### PROBLEM DESCRIPTION
Copy exactly the lines from the start of the material through the line with "9.9, 5.4, 6.5];". Pictures stay out of the copy.

### AVAILABLE DATA
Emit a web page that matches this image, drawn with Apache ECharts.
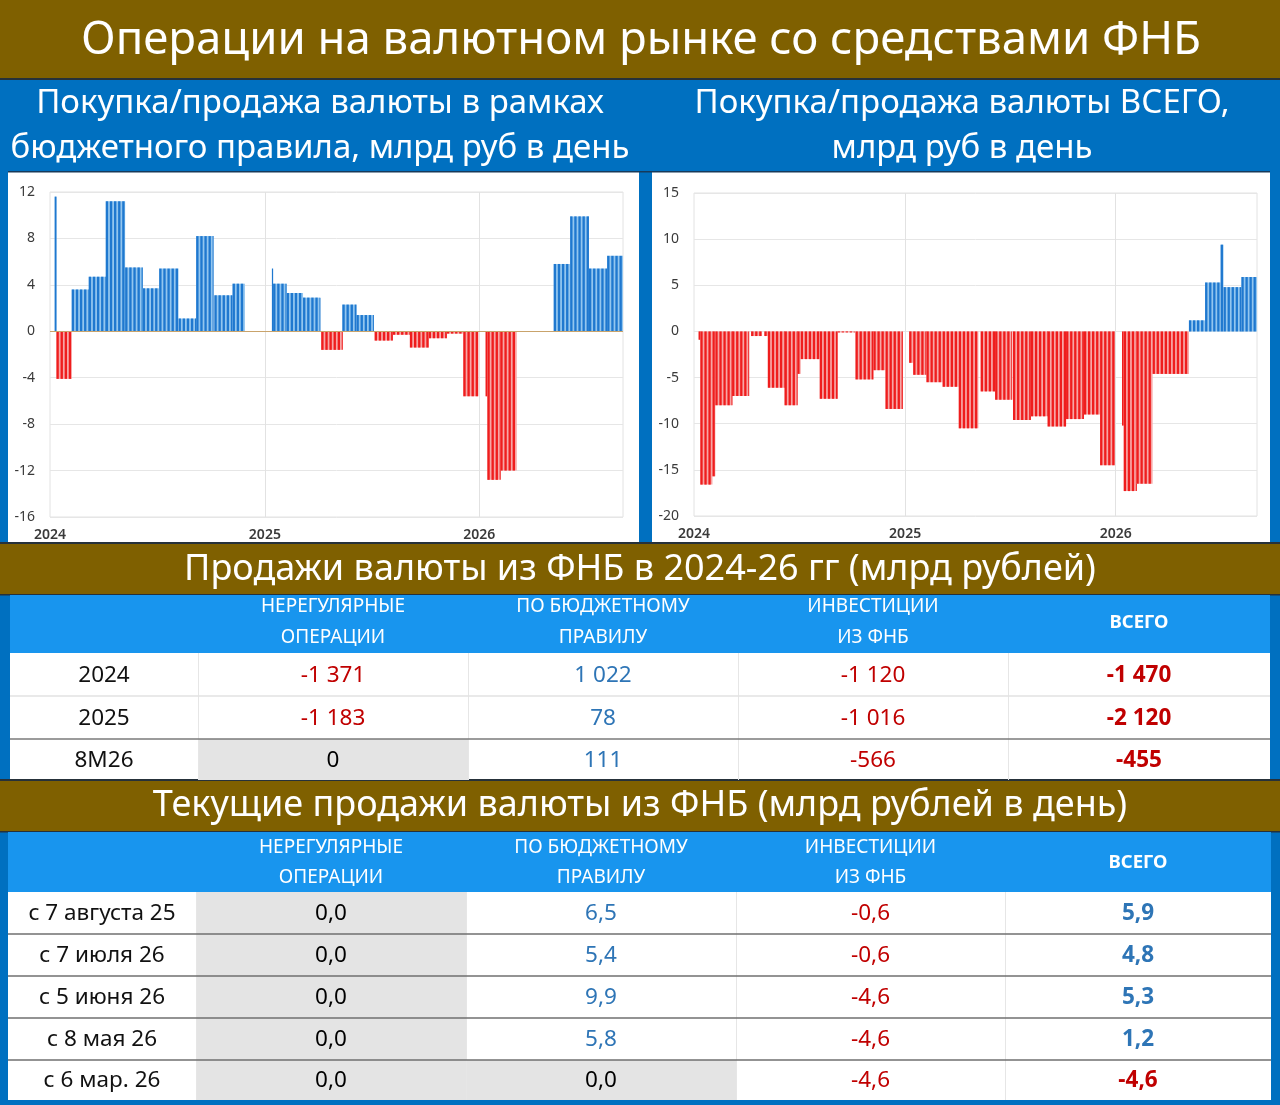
<!DOCTYPE html>
<html>
<head>
<meta charset="utf-8">
<script src="https://cdn.jsdelivr.net/npm/echarts@6.0.0/dist/echarts.min.js"></script>
<style>
  html, body { margin: 0; padding: 0; background: #0070c0; }
  #main { width: 1280px; height: 1105px; }
</style>
</head>
<body>
<div id="main"></div>
<script>
// периоды операций по бюджетному правилу (млрд руб в день)
const ruleFrom = ['2024-01-09','2024-01-12','2024-02-07','2024-03-07','2024-04-05','2024-05-08','2024-06-07','2024-07-05',
  '2024-08-07','2024-09-06','2024-10-07','2024-11-07','2025-01-13','2025-01-15','2025-02-07','2025-03-07','2025-04-07',
  '2025-05-13','2025-06-06','2025-07-07','2025-08-07','2025-09-05','2025-10-07','2025-11-07','2025-12-05','2026-01-12',
  '2026-01-15','2026-02-06','2026-05-08','2026-06-05','2026-07-07','2026-08-07'];
const ruleTo = ['2024-01-11','2024-02-06','2024-03-06','2024-04-04','2024-05-07','2024-06-06','2024-07-04','2024-08-06',
  '2024-09-05','2024-10-04','2024-11-06','2024-11-27','2025-01-14','2025-02-06','2025-03-06','2025-04-04','2025-05-12',
  '2025-06-05','2025-07-04','2025-08-06','2025-09-04','2025-10-06','2025-11-06','2025-12-04','2025-12-30','2026-01-14',
  '2026-02-05','2026-03-05','2026-06-04','2026-07-06','2026-08-06','2026-09-02'];
const ruleValues = [11.6, -4.1, 3.6, 4.7, 11.2, 5.5, 3.7, 5.4, 1.1, 8.2, 3.1, 4.1, 5.4, 4.1, 3.3, 2.9, -1.6,
  2.3, 1.4, -0.8, -0.3, -1.4, -0.6, -0.2, -5.6, -5.6, -12.8, -12.0, 5.8, 9.9, 5.4, 6.5];

// периоды операций всего (млрд руб в день)
const totalFrom = ['2024-01-09','2024-01-12','2024-02-02','2024-02-07','2024-03-07','2024-04-09','2024-05-02','2024-05-08',
  '2024-06-06','2024-06-28','2024-07-04','2024-08-06','2024-09-06','2024-10-07','2024-11-07','2024-11-28','2025-01-08',
  '2025-01-15','2025-02-07','2025-03-07','2025-04-04','2025-05-12','2025-06-06','2025-07-07','2025-08-07','2025-09-05',
  '2025-10-07','2025-11-07','2025-12-05','2026-01-12','2026-01-15','2026-02-06','2026-03-06','2026-05-08','2026-06-05',
  '2026-07-02','2026-07-07','2026-08-07'];
const totalTo = ['2024-01-11','2024-02-01','2024-02-06','2024-03-06','2024-04-04','2024-04-27','2024-05-07','2024-06-05',
  '2024-06-27','2024-07-03','2024-08-05','2024-09-05','2024-10-04','2024-11-06','2024-11-27','2024-12-27','2025-01-14',
  '2025-02-06','2025-03-06','2025-04-03','2025-05-07','2025-06-05','2025-07-04','2025-08-06','2025-09-04','2025-10-06',
  '2025-11-06','2025-12-04','2025-12-30','2026-01-14','2026-02-05','2026-03-05','2026-05-07','2026-06-04','2026-07-01',
  '2026-07-06','2026-08-06','2026-09-03'];
const totalValues = [-0.9, -16.6, -15.7, -8.0, -7.0, -0.5, -0.5, -6.1, -8.0, -4.6, -3.0, -7.3, -0.1, -5.2, -4.2, -8.4, -3.4,
  -4.7, -5.5, -6.0, -10.5, -6.5, -7.4, -9.6, -9.2, -10.3, -9.5, -9.0, -14.5, -10.2, -17.3, -16.5, -4.6, 1.2, 5.3,
  9.4, 4.8, 5.9];

const yearTicks = ['2024-01-01', '2025-01-01', '2026-01-01'];

// таблица 1: продажи по годам (млрд рублей)
const yearRows = ['2024', '2025', '8M26'];
const irregularByYear = [-1371, -1183, 0];
const ruleByYear = [1022, 78, 111];
const investByYear = [-1120, -1016, -566];
const totalByYear = [-1470, -2120, -455];

// таблица 2: текущие продажи (млрд рублей в день)
const currentRows = ['с 7 августа 25', 'с 7 июля 26', 'с 5 июня 26', 'с 8 мая 26', 'с 6 мар. 26'];
const irregularNow = [0, 0, 0, 0, 0];
const ruleNow = [6.5, 5.4, 9.9, 5.8, 0];
const investNow = [-0.6, -0.6, -4.6, -4.6, -4.6];
const totalNow = [5.9, 4.8, 5.3, 1.2, -4.6];

const headTop = ['НЕРЕГУЛЯРНЫЕ', 'ПО БЮДЖЕТНОМУ', 'ИНВЕСТИЦИИ'];
const headBottom = ['ОПЕРАЦИИ', 'ПРАВИЛУ', 'ИЗ ФНБ'];

const DAY = 24 * 3600 * 1000;
const FONT = '"Noto Sans", "Open Sans", sans-serif';
const c = {
  olive: '#7f6000', frame: '#0070c0', head: '#1895ee', line: '#26313a',
  red: '#c00000', blue: '#2e75b6', gray: '#e4e4e4',
  barBlue: '#1f78cf', barBlueLight: '#93c6ef', barRed: '#ef1d1d', barRedLight: '#f7a6a6'
};

function t(s) {
  const p = s.split('-');
  return Date.UTC(+p[0], +p[1] - 1, +p[2]);
}

function periods(from, to, values) {
  return from.map((f, i) => [t(f), t(to[i]) + DAY, values[i]]);
}

// каждый период рисуем полосками (по неделям), как в исходнике
function renderPeriod(params, api) {
  const from = api.value(0), to = api.value(1), v = api.value(2);
  const p0 = api.coord([from, 0]);
  const p1 = api.coord([to, v]);
  const top = Math.min(p0[1], p1[1]);
  const h = Math.max(Math.abs(p1[1] - p0[1]), 1);
  const pos = v >= 0;
  const children = [{
    type: 'rect',
    shape: { x: p0[0], y: top, width: p1[0] - p0[0], height: h },
    style: { fill: pos ? c.barBlueLight : c.barRedLight }
  }];
  for (let d = from; d < to; d += 7 * DAY) {
    const a = api.coord([d, 0])[0];
    const b = api.coord([Math.min(d + 4 * DAY, to), 0])[0];
    children.push({
      type: 'rect',
      shape: { x: a, y: top, width: Math.max(b - a, 1), height: h },
      style: { fill: pos ? c.barBlue : c.barRed }
    });
  }
  return { type: 'group', children: children };
}

const els = [];
function box(x, y, w, h, fill, z) {
  els.push({ type: 'rect', shape: { x: x, y: y, width: w, height: h }, style: { fill: fill }, z: z === undefined ? -1 : z, silent: true });
}
function label(x, y, text, size, fill, weight) {
  els.push({
    type: 'text', x: x, y: y, z: 5, silent: true,
    style: { text: text, fill: fill, fontSize: size, fontFamily: FONT, fontWeight: weight || 'normal', align: 'center', verticalAlign: 'middle' }
  });
}

function fmtInt(v) {
  const s = Math.abs(v).toString().replace(/\B(?=(\d{3})+(?!\d))/g, ' ');
  return (v < 0 ? '-' : '') + s;
}
function fmtDec(v) {
  return v.toFixed(1).replace('.', ',');
}
function tone(v) {
  return v < 0 ? c.red : (v > 0 ? c.blue : '#000');
}

// шапка и полосы
box(0, 0, 1280, 78, c.olive);
box(0, 78, 1280, 2, c.line);
label(641, 41, 'Операции на валютном рынке со средствами ФНБ', 45.5, '#fff');
label(320, 104, 'Покупка/продажа валюты в рамках', 33, '#fff');
label(320, 149, 'бюджетного правила, млрд руб в день', 33, '#fff');
label(962, 104, 'Покупка/продажа валюты ВСЕГО,', 33, '#fff');
label(962, 149, 'млрд руб в день', 33, '#fff');

// панели с графиками
box(8, 172, 631, 371, '#fff', -2);
box(652, 172, 618, 371, '#fff', -2);
box(8, 171, 1262, 1.5, '#173a5a', -1);

// полоса и таблица 1
box(0, 543, 1280, 52, c.olive);
box(0, 542, 1280, 2, c.line);
box(0, 594, 1280, 1.5, c.line);
label(640, 570, 'Продажи валюты из ФНБ в 2024-26 гг (млрд рублей)', 36, '#fff');

function table(cols, headY, rowY, rows, cols4, fmt, headLines, strong) {
  const left = cols[0], right = cols[cols.length - 1];
  box(left, headY[0], right - left, headY[1] - headY[0], c.head);
  for (let j = 0; j < 3; j++) {
    const cx = (cols[j + 1] + cols[j + 2]) / 2;
    label(cx, headLines[0], headTop[j], 19, '#fff');
    label(cx, headLines[1], headBottom[j], 19, '#fff');
  }
  label((cols[4] + cols[5]) / 2, (headLines[0] + headLines[1]) / 2, 'ВСЕГО', 18.5, '#fff', 'bold');
  box(left, rowY[0], right - left, rowY[rowY.length - 1] - rowY[0], '#fff');
  rows.forEach((name, i) => {
    const y0 = rowY[i], y1 = rowY[i + 1], cy = (y0 + y1) / 2 + 1;
    label((cols[0] + cols[1]) / 2, cy, name, 22.5, '#111');
    cols4.forEach((arr, j) => {
      const v = arr[i];
      const isTotal = j === 3;
      if (!isTotal && v === 0) box(cols[j + 1], y0, cols[j + 2] - cols[j + 1], y1 - y0, c.gray, 0);
      label((cols[j + 1] + cols[j + 2]) / 2, cy, fmt(v), 22.5, tone(v), isTotal ? 'bold' : 'normal');
    });
    if (i > 0) box(left, y0 - 0.75, right - left, 1.5, strong(i), 1);
  });
  for (let j = 1; j < 5; j++) box(cols[j], rowY[0], 1, rowY[rowY.length - 1] - rowY[0], '#e6e6e6', 0);
}

table([10, 198, 468, 738, 1008, 1270], [595, 653], [653, 696, 739, 780], yearRows,
  [irregularByYear, ruleByYear, investByYear, totalByYear], fmtInt, [607, 638],
  i => (i === 2 ? '#7a7a7a' : '#e2e2e2'));

// полоса и таблица 2
box(0, 780, 1280, 52, c.olive);
box(0, 779, 1280, 2, c.line);
box(0, 831, 1280, 1.5, c.line);
label(640, 806, 'Текущие продажи валюты из ФНБ (млрд рублей в день)', 36, '#fff');

table([8, 196, 466, 736, 1005, 1271], [832, 892], [892, 934, 976, 1018, 1060, 1100], currentRows,
  [irregularNow, ruleNow, investNow, totalNow], fmtDec, [848, 878],
  () => '#6f6f6f');

// ось дат: числовая шкала в миллисекундах, подписи только на границах лет
function xAxisFor(grid) {
  return {
    type: 'value', gridIndex: grid,
    min: t('2024-01-01'), max: t('2026-09-03'),
    axisLine: { show: false }, axisTick: { show: false }, splitLine: { show: false },
    axisLabel: {
      customValues: yearTicks.map(t),
      formatter: v => String(new Date(v).getUTCFullYear()),
      color: '#3a3a3a', fontSize: 14, fontWeight: 600, fontFamily: FONT, margin: 11
    }
  };
}
function yAxisFor(grid, min, max, step) {
  return {
    type: 'value', gridIndex: grid, min: min, max: max, interval: step,
    axisLine: { show: false }, axisTick: { show: false },
    axisLabel: { color: '#3a3a3a', fontSize: 14, fontFamily: FONT, margin: 15 },
    splitLine: { lineStyle: { color: '#e6e6e6', width: 1 } }
  };
}
function yearLines(extra) {
  return {
    silent: true, symbol: 'none', label: { show: false },
    lineStyle: { color: '#e2e2e2', type: 'solid', width: 1 },
    data: yearTicks.slice(1).map(s => ({ xAxis: t(s) })).concat(extra)
  };
}

const chart = echarts.init(document.getElementById('main'));
chart.setOption({
  backgroundColor: c.frame,
  animation: false,
  graphic: { elements: els },
  grid: [
    { left: 50, top: 192, width: 573, height: 325, show: true, backgroundColor: '#fff', borderColor: '#e2e2e2', borderWidth: 1 },
    { left: 694, top: 193, width: 563, height: 323, show: true, backgroundColor: '#fff', borderColor: '#e2e2e2', borderWidth: 1 }
  ],
  xAxis: [xAxisFor(0), xAxisFor(1)],
  yAxis: [yAxisFor(0, -16, 12, 4), yAxisFor(1, -20, 15, 5)],
  series: [
    {
      type: 'custom', xAxisIndex: 0, yAxisIndex: 0, clip: true,
      renderItem: renderPeriod, encode: { x: [0, 1], y: 2 },
      data: periods(ruleFrom, ruleTo, ruleValues),
      markLine: yearLines([{ yAxis: 0, lineStyle: { color: '#c9a36b', width: 1.2 } }])
    },
    {
      type: 'custom', xAxisIndex: 1, yAxisIndex: 1, clip: true,
      renderItem: renderPeriod, encode: { x: [0, 1], y: 2 },
      data: periods(totalFrom, totalTo, totalValues),
      markLine: yearLines([])
    }
  ]
});
</script>
</body>
</html>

### TASK RESULT
Emit a web page that matches this image, drawn with Apache ECharts.
<!DOCTYPE html>
<html>
<head>
<meta charset="utf-8">
<script src="https://cdn.jsdelivr.net/npm/echarts@6.0.0/dist/echarts.min.js"></script>
<style>
  html, body { margin: 0; padding: 0; background: #0070c0; }
  #main { width: 1280px; height: 1105px; }
</style>
</head>
<body>
<div id="main"></div>
<script>
// периоды операций по бюджетному правилу (млрд руб в день)
const ruleFrom = ['2024-01-09','2024-01-12','2024-02-07','2024-03-07','2024-04-05','2024-05-08','2024-06-07','2024-07-05',
  '2024-08-07','2024-09-06','2024-10-07','2024-11-07','2025-01-13','2025-01-15','2025-02-07','2025-03-07','2025-04-07',
  '2025-05-13','2025-06-06','2025-07-07','2025-08-07','2025-09-05','2025-10-07','2025-11-07','2025-12-05','2026-01-12',
  '2026-01-15','2026-02-06','2026-05-08','2026-06-05','2026-07-07','2026-08-07'];
const ruleTo = ['2024-01-11','2024-02-06','2024-03-06','2024-04-04','2024-05-07','2024-06-06','2024-07-04','2024-08-06',
  '2024-09-05','2024-10-04','2024-11-06','2024-11-27','2025-01-14','2025-02-06','2025-03-06','2025-04-04','2025-05-12',
  '2025-06-05','2025-07-04','2025-08-06','2025-09-04','2025-10-06','2025-11-06','2025-12-04','2025-12-30','2026-01-14',
  '2026-02-05','2026-03-05','2026-06-04','2026-07-06','2026-08-06','2026-09-02'];
const ruleValues = [11.6, -4.1, 3.6, 4.7, 11.2, 5.5, 3.7, 5.4, 1.1, 8.2, 3.1, 4.1, 5.4, 4.1, 3.3, 2.9, -1.6,
  2.3, 1.4, -0.8, -0.3, -1.4, -0.6, -0.2, -5.6, -5.6, -12.8, -12.0, 5.8, 9.9, 5.4, 6.5];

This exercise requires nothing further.